Gadgets for women have to go beyond cute and pink
June 18th, 2007
Gadgets for women have to go beyond cute and pink
By MICHEL MARRIOTT
THE NEW YORK TIMES
Product Reviews, UK
A growing number of women are embracing consumer electronics just as the technologies are reaching out to embrace them. Behind this quiet revolution are engineers and designers who are bringing a more feminine sensibility to products historically shaped by masculine tastes, habits and requirements.
Only a few years ago, feminizing a consumer electronic product meant little more than creating a pink or pastel version of the same black or silvery item coveted by men. And, some retailers note, that kind of marketing still goes on. But feminizing technology is more about a product’s fundamentals, often expressed in its ease of use. It is not always aimed exclusively at women, but it is female friendly.
The impact is being noticed. Women bought slightly more than half the digital cameras in the first four months of this year, compared with 48 percent a year ago, according to the NPD Group, a market analysis firm.
There are more subtle touches, too, such as the wider spacing of the keys on a new Sony ultraportable computer notebook that goes on sale next week. It accommodates the longer fingernails that women tend to have. Some of the latest cell phones made by LG Electronics have the camera’s automatic focus calibrated to arm’s length. The company observed that young women are fond of taking pictures of themselves with a friend. Men, not so much.
Nikon and Olympus recently introduced lines of lighter, more compact and easy-to-use digital single-lens-reflex cameras that were designed with women in mind because they tend to be a family’s primary keeper of memories.
The Nikon D40X is 20 percent smaller than a standard Nikon digital SLR camera and can be easily carried around the neck or slipped into a handbag. It has many of the automated features normally found on a point-and-shoot camera, such as preset shooting modes. Camera makers wanted to reach the female market with digital SLR cameras because they carry a higher profit margin than point-and-shoot models.
“Spouse acceptance factor” is a phrase often tossed about at DigitalAdvisor (digitaladvisor.com), an online information and shopping site for consumer electronics based in Cambridge, Mass. That spouse, said Mike Brady, the Web site’s editor, is usually a woman. “If a man brings home a big whooper of a television, the woman is going to say, ‘That’s stupid; it’s too big for the wall,’ ” he said.
Brady said that men and women tend to have radically different approaches to televisions in the home.
“Men want the TV to dominate the room,” Brady said. “Women look more at the TV to not be the centerpiece of the room, but more of an accent piece.”
Television makers have responded to more feminine considerations in several ways. Westinghouse Digital Electronics has recently released flat-panel liquid-crystal-display televisions — at the modest screen sizes of 32 and 40 inches that are more appealing to women — with built-in front-loading DVD players.

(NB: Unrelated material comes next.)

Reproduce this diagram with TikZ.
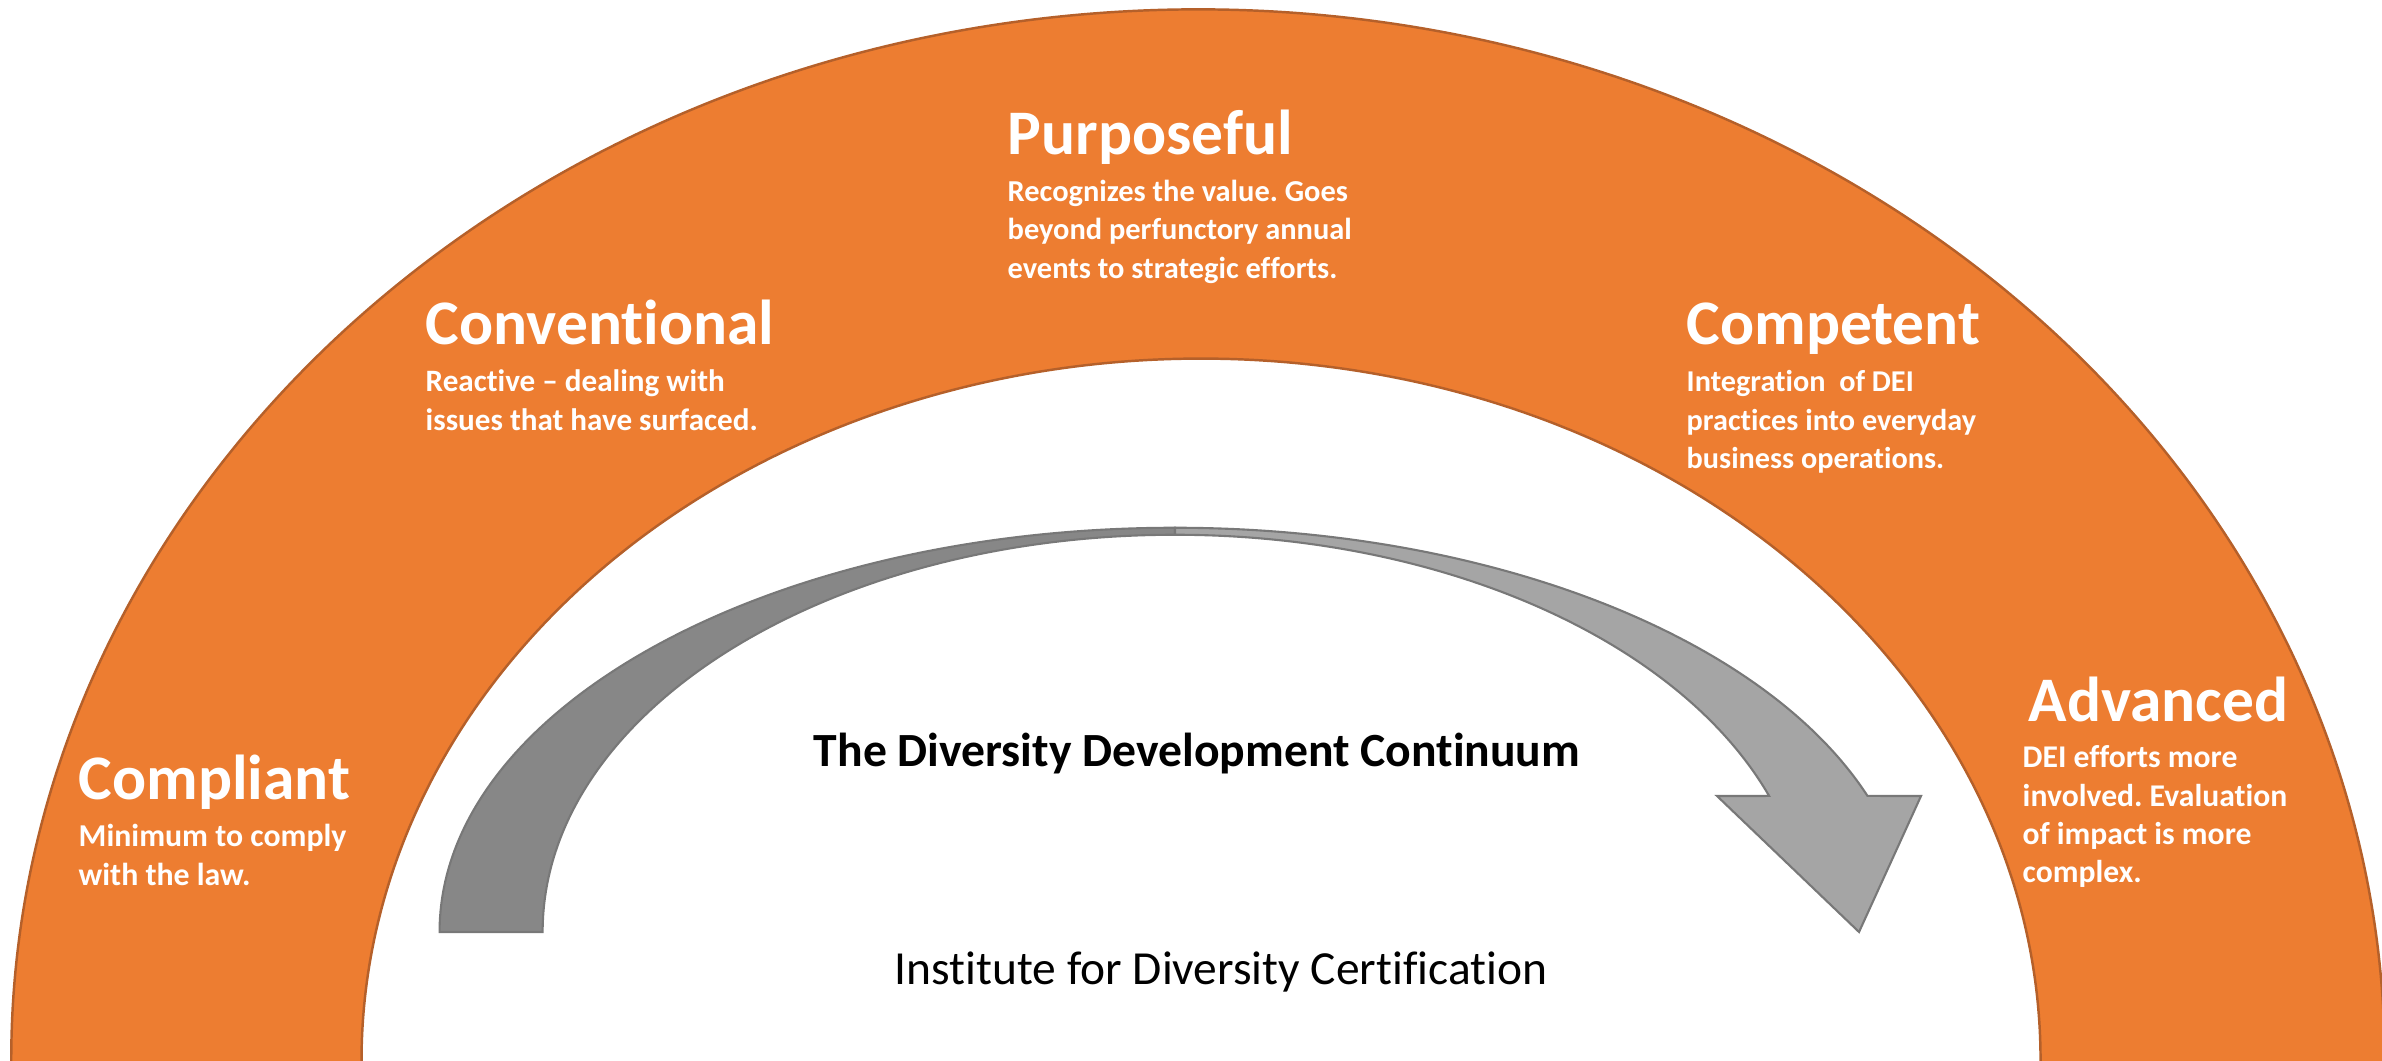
\documentclass[tikz,border=0pt]{standalone}
\usepackage{fontspec}
\setmainfont{Carlito}[Ligatures={NoCommon}]
\usetikzlibrary{calc}
\frenchspacing

\definecolor{bandorange}{HTML}{ED7D31}
\definecolor{bandedge}{HTML}{B5602A}
\definecolor{arrowdark}{HTML}{878787}
\definecolor{arrowlight}{HTML}{A5A5A5}
\definecolor{arrowedge}{HTML}{787878}

\begin{document}
\begin{tikzpicture}[x=0.01cm,y=0.01cm,
  band/.style={fill=bandorange,draw=bandedge,line width=0.7pt},
  arrowback/.style={fill=arrowdark,draw=arrowedge,line width=0.6pt,line join=miter},
  arrowfront/.style={fill=arrowlight,draw=arrowedge,line width=0.6pt,line join=miter},
  stagetitle/.style={text=white,inner sep=0pt,anchor=base west,
    font=\bfseries\fontsize{18.05}{22}\selectfont},
  stagetext/.style={text=white,inner sep=0pt,anchor=base west,
    font=\bfseries\fontsize{#1}{10.81}\selectfont},
  stagetext/.default=8.65,
  heading/.style={text=black,inner sep=0pt,anchor=base,
    font=\bfseries\fontsize{13.55}{16}\selectfont},
  credit/.style={text=black,inner sep=0pt,anchor=base,
    font=\fontsize{13.5}{16}\selectfont}]

\useasboundingbox (0,0) rectangle (2382,1061);
\clip (0,0) rectangle (2382,1061);

% orange elliptic ring, carried slightly below the lower frame edge
\draw[band] (1198,0) ++(185:11.86cm and 10.51cm)
  arc[start angle=185,end angle=-5,x radius=11.86cm,y radius=10.51cm]
  -- ($(1201,0)+(-5:8.39cm and 7.02cm)$)
  arc[start angle=-5,end angle=185,x radius=8.39cm,y radius=7.02cm]
  -- cycle;

% curved arrow: rising back part
\draw[arrowback] (1175,129) ++(180:7.35cm and 4.04cm)
  arc[start angle=180,end angle=90,x radius=7.35cm,y radius=4.04cm]
  -- ($(1175,129)+(90:6.32cm and 3.97cm)$)
  arc[start angle=90,end angle=180,x radius=6.32cm,y radius=3.97cm]
  -- cycle;

% curved arrow: descending front part with the head
\draw[arrowfront] (1175,129) ++(90:7.35cm and 4.04cm)
  arc[start angle=90,end angle=19.67,x radius=7.35cm,y radius=4.04cm]
  -- (1921,265) -- (1859,129) -- (1717,265)
  -- ($(1175,129)+(20.03:6.32cm and 3.97cm)$)
  arc[start angle=20.03,end angle=90,x radius=6.32cm,y radius=3.97cm]
  -- cycle;

% stages along the ring
\node[stagetitle] (compliant) at (78,261) {Compliant};
\node[stagetext=9.05] (compliantText) at (78,214)
  {\vtop{\hbox{Minimum to comply}\hbox{with the law.}}};

\node[stagetitle] (conventional) at (425,716) {Conventional};
\node[stagetext=8.85] (conventionalText) at (425,669)
  {\vtop{\hbox{Reactive – dealing with}\hbox{issues that have surfaced.}}};

\node[stagetitle] (purposeful) at (1007,906) {Purposeful};
\node[stagetext] (purposefulText) at (1007,859)
  {\vtop{\hbox{Recognizes the value. Goes}\hbox{beyond perfunctory annual}\hbox{events to strategic efforts.}}};

\node[stagetitle] (competent) at (1686,716) {Competent};
\node[stagetext=8.6] (competentText) at (1686,669)
  {\vtop{\hbox{Integration \ of DEI}\hbox{practices into everyday}\hbox{business operations.}}};

\node[stagetitle] (advanced) at (2028,339) {Advanced};
\node[stagetext=9.0] (advancedText) at (2022,293)
  {\vtop{\hbox{DEI efforts more}\hbox{involved. Evaluation}\hbox{of impact is more}\hbox{complex.}}};

% captions inside the ring
\node[heading] (continuum) at (1197,294) {The Diversity Development Continuum};
\node[credit] (institute) at (1221,76) {Institute for Diversity Certification};

\end{tikzpicture}
\end{document}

Those are even more appealing to women, said Rey Roque, the company’s vice president for marketing, because the room will not be cluttered with a black box to view DVDs, or another set of unsightly wires.
Technologies designed to camouflage electronics such as televisions and home theater speaker systems are rapidly becoming a whole category unto themselves.

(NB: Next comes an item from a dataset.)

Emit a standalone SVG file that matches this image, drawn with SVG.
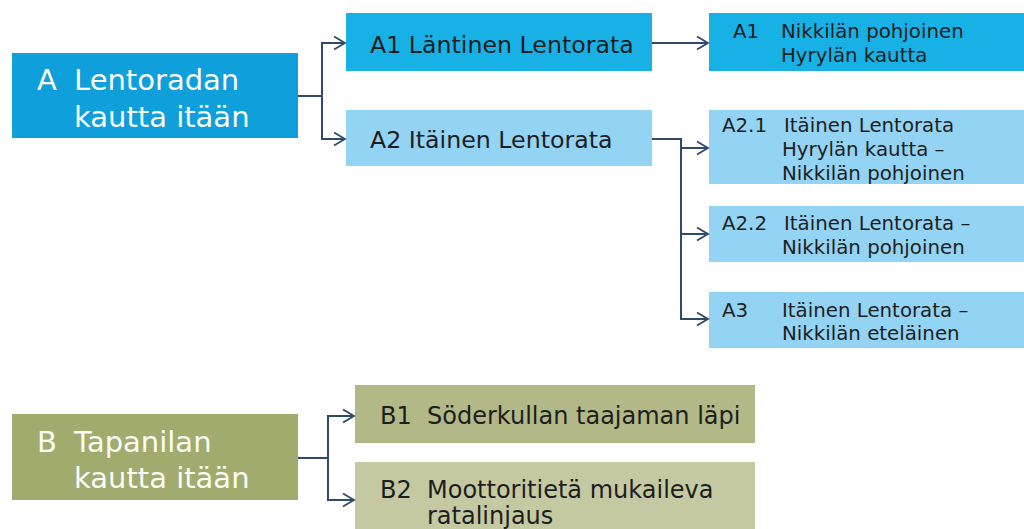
<svg xmlns="http://www.w3.org/2000/svg" width="1024" height="529" viewBox="0 0 1024 529">
<style>
text{font-family:"DejaVu Sans","Liberation Sans",sans-serif;fill:#1e1e1e}
.big{font-size:29px;fill:#fbfbf6}
.mid{font-size:23.7px}
.midb{font-size:24px}
.sm{font-size:19.8px}
.conn{fill:none;stroke:#2f4a6b;stroke-width:2}
</style>
<defs>
<marker id="ah" markerWidth="16" markerHeight="16" refX="13" refY="8" orient="auto" markerUnits="userSpaceOnUse">
<path d="M2,1.5 L13,8 L2,14.5" fill="none" stroke="#2f4a6b" stroke-width="1.8"/>
</marker>
</defs>
<rect width="1024" height="529" fill="#ffffff"/>
<g id="nodeA"><rect x="12" y="53" width="286" height="85" fill="#0f9fdb"/><text class="big" x="37" y="90">A</text><text class="big" x="74" y="90">Lentoradan</text><text class="big" x="74" y="127">kautta itään</text></g>
<g id="nodeA1"><rect x="346" y="13" width="306" height="58" fill="#17b1e6"/><text class="mid" x="370" y="53">A1 Läntinen Lentorata</text></g>
<g id="nodeA2"><rect x="346" y="110" width="306" height="56" fill="#93d3f3"/><text class="mid" x="370" y="148">A2 Itäinen Lentorata</text></g>
<g id="nodeA1b"><rect x="709" y="13" width="315" height="58" fill="#17b1e6"/><text class="sm" x="733" y="38">A1</text><text class="sm" x="781" y="38">Nikkilän pohjoinen</text><text class="sm" x="781" y="62">Hyrylän kautta</text></g>
<g id="nodeA21"><rect x="709" y="110" width="315" height="74" fill="#93d3f3"/><text class="sm" x="722" y="132">A2.1</text><text class="sm" x="784" y="132">Itäinen Lentorata</text><text class="sm" x="782" y="156">Hyrylän kautta –</text><text class="sm" x="782" y="180">Nikkilän pohjoinen</text></g>
<g id="nodeA22"><rect x="709" y="206" width="315" height="56" fill="#93d3f3"/><text class="sm" x="722" y="230">A2.2</text><text class="sm" x="784" y="230">Itäinen Lentorata –</text><text class="sm" x="782" y="254">Nikkilän pohjoinen</text></g>
<g id="nodeA3"><rect x="709" y="292" width="315" height="56" fill="#93d3f3"/><text class="sm" x="722" y="317">A3</text><text class="sm" x="782" y="317">Itäinen Lentorata –</text><text class="sm" x="782" y="340">Nikkilän eteläinen</text></g>
<g id="nodeB"><rect x="12" y="414" width="286" height="86" fill="#a2ab6e"/><text class="big" x="37" y="452">B</text><text class="big" x="74" y="452">Tapanilan</text><text class="big" x="74" y="488">kautta itään</text></g>
<g id="nodeB1"><rect x="355" y="385" width="400" height="58" fill="#b2b986"/><text class="midb" x="380" y="424">B1</text><text class="midb" x="427" y="424">Söderkullan taajaman läpi</text></g>
<g id="nodeB2"><rect x="355" y="462" width="400" height="67" fill="#c4c9a1"/><text class="midb" x="380" y="498">B2</text><text class="midb" x="427" y="498">Moottoritietä mukaileva</text><text class="midb" x="427" y="524">ratalinjaus</text></g>
<g id="connectors">
<path class="conn" d="M298,96 H322 V43 H345" marker-end="url(#ah)"/>
<path class="conn" d="M322,96 V139 H345" marker-end="url(#ah)"/>
<path class="conn" d="M652,43 H708" marker-end="url(#ah)"/>
<path class="conn" d="M652,139 H681 V148 H708" marker-end="url(#ah)"/>
<path class="conn" d="M681,148 V234 H708" marker-end="url(#ah)"/>
<path class="conn" d="M681,234 V319 H708" marker-end="url(#ah)"/>
<path class="conn" d="M298,458 H328 V416 H354" marker-end="url(#ah)"/>
<path class="conn" d="M328,458 V500 H354" marker-end="url(#ah)"/>
</g>
</svg>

Acoustic Research sells a compact speaker system concealed in what the company calls “acoustically transparent” covers.
The system, called Home Decor, disguises speakers as vases, books, planters, mantel clocks or candleholders, said Tom Malone, president of Audiovox, the parent company in Hauppauge, N.Y.
“The concept was to make a good audio system and then literally make it disappear,” Malone said. The speakers cost $800 and the covers range from $40 to $120 each.
Energizer, went so far as to create a battery charger for each sex. The Dock & Go, at $33, is aimed at men. Black and gray with shiny trim, the two pods hold up to four batteries each (AA or AAA). A light glows red when it is charging, yellow when the batteries are charged.
The second device, the $20 Easy Charger, is aimed at women, who usually end up managing the household’s batteries. This charger is flat, round and sold with interchangeable faceplates in silver, black and eggshell to help it blend in with kitchen appliances. Large LED readouts spell out what the countertop charger is doing at every phase of the charging cycle.
Focus-group testing indicated that men were turned off by the Easy Charger, especially in how its readouts appeared to tell them what they thought they already knew, said Mandy Iswarienko, the brand manger for rechargeable products.
“We found that how people use chargers is very different,” she said. “For her, she wants it to be instantly understandable.”